Siempre es “un señor con un bulto de arracacha al hombro que sentado no la suelta”, o “una señora que pregunta usted, ¿a qué le huele Dios?”, cosas por el estilo. Por el estilo cosas. A mí me ha tocado varias veces. Una vez, vi a un señor con barba, camiseta esqueleto blanca, y con un balde lleno de agua y un trapero adentro de él. Con la mirada fija, sin pegar los párpados. Y respóndame, porque yo pregunto: ¿para qué?, ¿a dónde iba este señor con un balde a las tres de la mañana? Unas niñas de edad muy baja echándose perfume porque iban para una fiesta (a las tres de la mañana) y no paraban, no paraban, no paraban. En un movimiento frenético y desesperado, urgía cada una a la otra por la hora, por la falta de perfume (¡pero cuál falta si llevaban media hora esparciéndolo por todo el bus!), por quién iba a ir a la fiesta, porque ya casi llegaban, pero nunca llegaban.

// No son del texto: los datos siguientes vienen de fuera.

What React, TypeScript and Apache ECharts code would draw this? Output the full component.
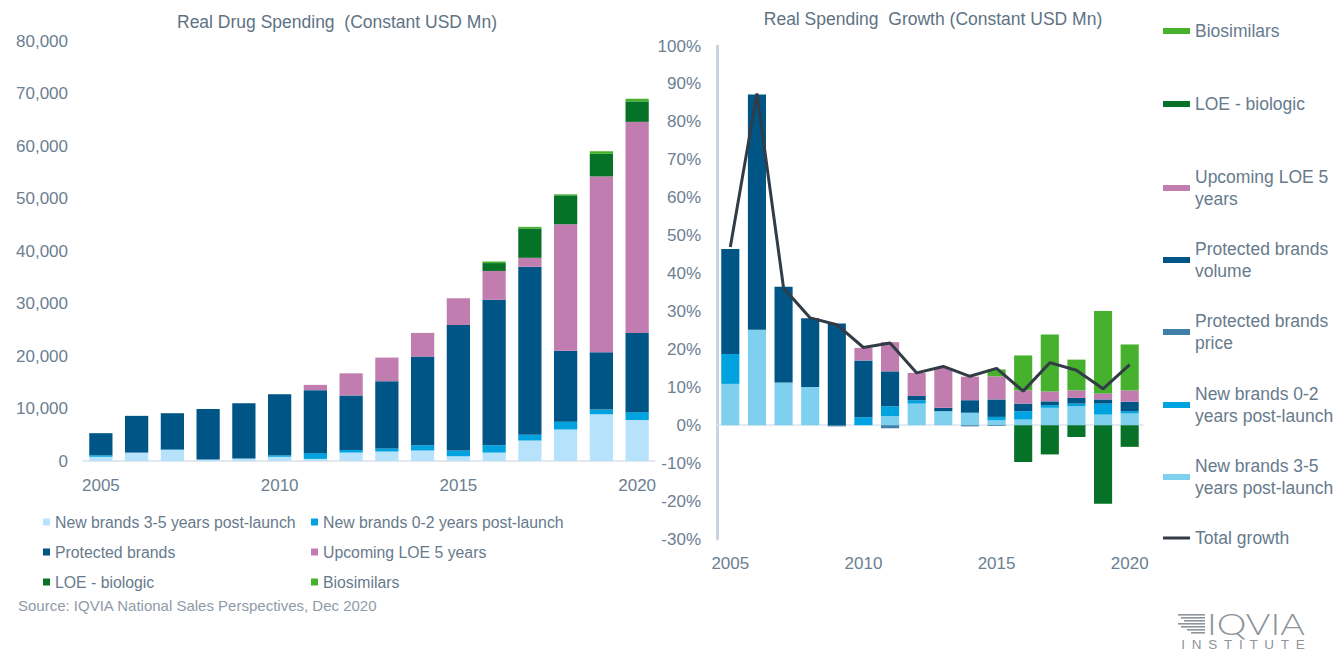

Ahora me irán a decir si el bus éste existe, me refiero en un plano físico, material. Yo digo sí, es un bus normal. Si el conductor existe, yo digo que también, pero como Bram Stoker bien lo diría, en un espejo jamás se verá el reflejo de un no vivo. Yo creo que el conductor es real porque siempre ve por los espejos y grita: “atrás hay puestos” cuando no hay. Los ocupan ellos. Y bueno, es algo bastante raro, además están siempre, no se bajan ni se suben, simplemente existen en ese plano de la irrealidad que se mezcla conel mundo nuestro. ¿Por qué vagan eternamente? Ah compadre yo no sé. ¿Por qué sólo aparecen a esa hora? Ah compadre yo no sé. El caso es que “es”. Entonces, móntese, vívalo, gócelo y analícelo. Porque a todos nos va a tocar alguna vez.